The fruit trees and surrounding hedge have quietly domesticated a site that, a thousand or more years ago, served a very different purpose. There is no visible ditch, no obvious entrance, and little to suggest to a casual visitor that the gently levelled ground beneath the trees is anything other than a convenient patch of land put to agricultural use.

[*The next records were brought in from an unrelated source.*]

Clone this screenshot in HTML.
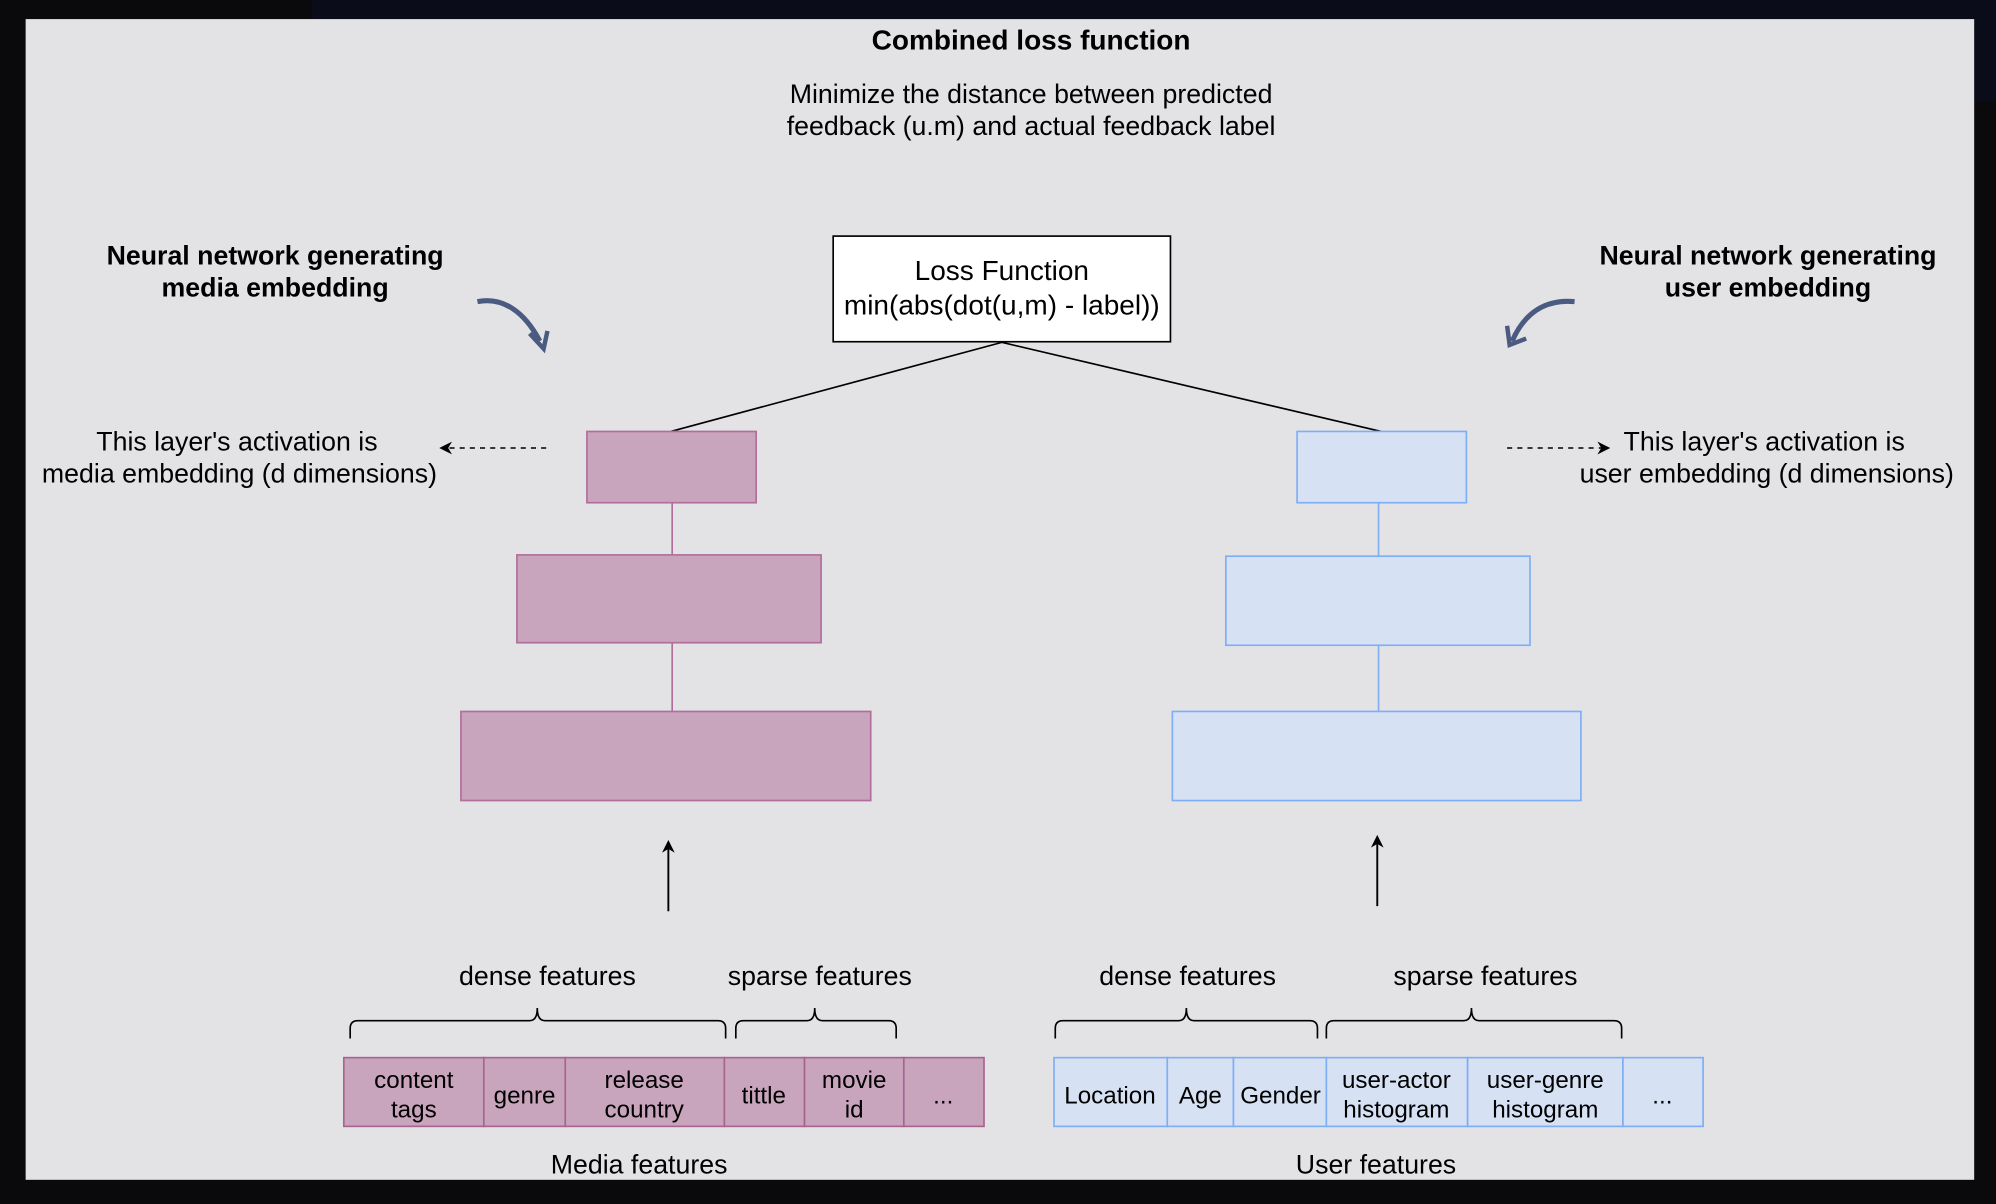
<!DOCTYPE html>
<html><head><meta charset="utf-8"><style>
html,body{margin:0;padding:0;background:#0a0a0c;}
svg{display:block;}
text{font-family:"Liberation Sans",Arial,sans-serif;fill:#000;}
</style></head><body>
<svg width="1996" height="1204" viewBox="0 0 1568 946" xmlns="http://www.w3.org/2000/svg">
<defs>
<marker id="ah" markerWidth="10" markerHeight="10" refX="8" refY="5" orient="auto" markerUnits="userSpaceOnUse">
<path d="M0,0 L10,5 L0,10 L3,5 Z" fill="#000"/></marker>
</defs>
<rect x="0" y="0" width="1568" height="946" fill="#0a0a0c"/>
<rect x="245" y="0" width="1323" height="80" fill="#0b0c1a"/>
<rect x="20" y="15" width="1531" height="912" fill="#e3e3e6"/>

<text x="810" y="39" font-size="22" font-weight="bold" text-anchor="middle">Combined loss function</text>
<text x="810" y="81" font-size="21" text-anchor="middle">Minimize the distance between predicted</text>
<text x="810" y="106" font-size="21" text-anchor="middle">feedback (u.m) and actual feedback label</text>

<rect x="654.5" y="185.5" width="265" height="83" fill="#fff" stroke="#000" stroke-width="1.3"/>
<text x="787" y="220" font-size="22" text-anchor="middle">Loss Function</text>
<text x="787" y="247" font-size="22" text-anchor="middle">min(abs(dot(u,m) - label))</text>
<line x1="787" y1="269" x2="527" y2="339" stroke="#000" stroke-width="1.3"/>
<line x1="787" y1="269" x2="1085" y2="339" stroke="#000" stroke-width="1.3"/>

<text x="216" y="208" font-size="21" font-weight="bold" text-anchor="middle">Neural network generating</text>
<text x="216" y="233" font-size="21" font-weight="bold" text-anchor="middle">media embedding</text>
<text x="1389" y="208" font-size="21" font-weight="bold" text-anchor="middle">Neural network generating</text>
<text x="1389" y="233" font-size="21" font-weight="bold" text-anchor="middle">user embedding</text>

<path d="M375,237 C395,233 412,245 424,268" stroke="#4a5a80" stroke-width="4" fill="none"/>
<path d="M416,262 L427,274 L430,260" stroke="#4a5a80" stroke-width="3.5" fill="none"/>
<path d="M1237,237 C1215,235 1198,245 1188,268" stroke="#4a5a80" stroke-width="4" fill="none"/>
<path d="M1184,256 L1186,271 L1199,266" stroke="#4a5a80" stroke-width="3.5" fill="none"/>

<text x="186" y="354" font-size="21" text-anchor="middle">This layer's activation is</text>
<text x="188" y="379" font-size="21" text-anchor="middle">media embedding (d dimensions)</text>
<text x="1386" y="354" font-size="21" text-anchor="middle">This layer's activation is</text>
<text x="1388" y="379" font-size="21" text-anchor="middle">user embedding (d dimensions)</text>
<line x1="429" y1="352" x2="347" y2="352" stroke="#000" stroke-width="1.2" stroke-dasharray="4,4" marker-end="url(#ah)"/>
<line x1="1184" y1="352" x2="1263" y2="352" stroke="#000" stroke-width="1.2" stroke-dasharray="4,4" marker-end="url(#ah)"/>

<g fill="#c8a4bd" stroke="#b06f9a" stroke-width="1.3">
<rect x="461" y="339" width="133" height="56"/>
<rect x="406" y="436" width="239" height="69"/>
<rect x="362" y="559" width="322" height="70"/>
</g>
<line x1="528" y1="395" x2="528" y2="436" stroke="#b06f9a" stroke-width="1.3"/>
<line x1="528" y1="505" x2="528" y2="559" stroke="#b06f9a" stroke-width="1.3"/>
<g fill="#d6e1f4" stroke="#7eaef5" stroke-width="1.3">
<rect x="1019" y="339" width="133" height="56"/>
<rect x="963" y="437" width="239" height="70"/>
<rect x="921" y="559" width="321" height="70"/>
</g>
<line x1="1083" y1="395" x2="1083" y2="437" stroke="#7eaef5" stroke-width="1.3"/>
<line x1="1083" y1="507" x2="1083" y2="559" stroke="#7eaef5" stroke-width="1.3"/>

<line x1="525" y1="716" x2="525" y2="662" stroke="#000" stroke-width="1.5" marker-end="url(#ah)"/>
<line x1="1082" y1="712" x2="1082" y2="658" stroke="#000" stroke-width="1.5" marker-end="url(#ah)"/>

<text x="430" y="774" font-size="21" text-anchor="middle">dense features</text>
<text x="644" y="774" font-size="21" text-anchor="middle">sparse features</text>
<text x="933" y="774" font-size="21" text-anchor="middle">dense features</text>
<text x="1167" y="774" font-size="21" text-anchor="middle">sparse features</text>

<g stroke="#000" stroke-width="1.3" fill="none">
<path d="M275,816 L275,808 Q275,802 281,802 L416,802 Q422,802 422,792 Q422,802 428,802 L564,802 Q570,802 570,808 L570,816"/>
<path d="M578,816 L578,808 Q578,802 584,802 L634,802 Q640,802 640,792 Q640,802 646,802 L698,802 Q704,802 704,808 L704,816"/>
<path d="M829,816 L829,808 Q829,802 835,802 L926,802 Q932,802 932,792 Q932,802 938,802 L1029,802 Q1035,802 1035,808 L1035,816"/>
<path d="M1042,816 L1042,808 Q1042,802 1048,802 L1150,802 Q1156,802 1156,792 Q1156,802 1162,802 L1268,802 Q1274,802 1274,808 L1274,816"/>
</g>

<g fill="#c8a4bd" stroke="#a8638f" stroke-width="1.3">
<rect x="270" y="831" width="110" height="54"/>
<rect x="380" y="831" width="64" height="54"/>
<rect x="444" y="831" width="125" height="54"/>
<rect x="569" y="831" width="63" height="54"/>
<rect x="632" y="831" width="78" height="54"/>
<rect x="710" y="831" width="63" height="54"/>
</g>
<g font-size="19" text-anchor="middle">
<text x="325" y="855">content</text><text x="325" y="878">tags</text>
<text x="412" y="867">genre</text>
<text x="506" y="855">release</text><text x="506" y="878">country</text>
<text x="600" y="867">tittle</text>
<text x="671" y="855">movie</text><text x="671" y="878">id</text>
<text x="741" y="867">...</text>
</g>
<g fill="#d6e1f4" stroke="#7eaef5" stroke-width="1.3">
<rect x="828" y="831" width="89" height="54"/>
<rect x="917" y="831" width="52" height="54"/>
<rect x="969" y="831" width="73" height="54"/>
<rect x="1042" y="831" width="111" height="54"/>
<rect x="1153" y="831" width="122" height="54"/>
<rect x="1275" y="831" width="63" height="54"/>
</g>
<g font-size="19" text-anchor="middle">
<text x="872" y="867">Location</text>
<text x="943" y="867">Age</text>
<text x="1006" y="867">Gender</text>
<text x="1097" y="855">user-actor</text><text x="1097" y="878">histogram</text>
<text x="1214" y="855">user-genre</text><text x="1214" y="878">histogram</text>
<text x="1306" y="867">...</text>
</g>
<text x="502" y="922" font-size="21" text-anchor="middle">Media features</text>
<text x="1081" y="922" font-size="21" text-anchor="middle">User features</text>
</svg>
</body></html>
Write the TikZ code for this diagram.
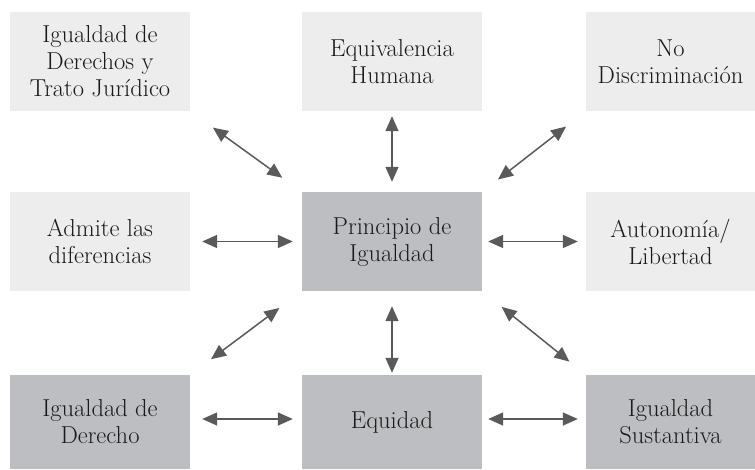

The site is a rath, a type of ringfort common across early medieval Ireland, typically consisting of a circular earthen bank and outer ditch enclosing a farmstead or high-status dwelling. Here, what survives is a circular platform roughly 30.5 metres in diameter, defined by a scarp, a low stepped or sloping edge, about a metre in height. The fosse, the defensive ditch that would normally ring such an enclosure, has either been filled in or eroded beyond recognition, and no original entrance can be identified. The site appears on the 1911 edition of the Ordnance Survey six-inch map as a circular hachured feature, named in gothic lettering simply as "Doonarah", which likely preserves the Irish place-name associated with the fort itself. That it was recorded at all on that edition of the map, rather than earlier ones, may reflect how thoroughly the earthwork had already merged into the working landscape by the late nineteenth century.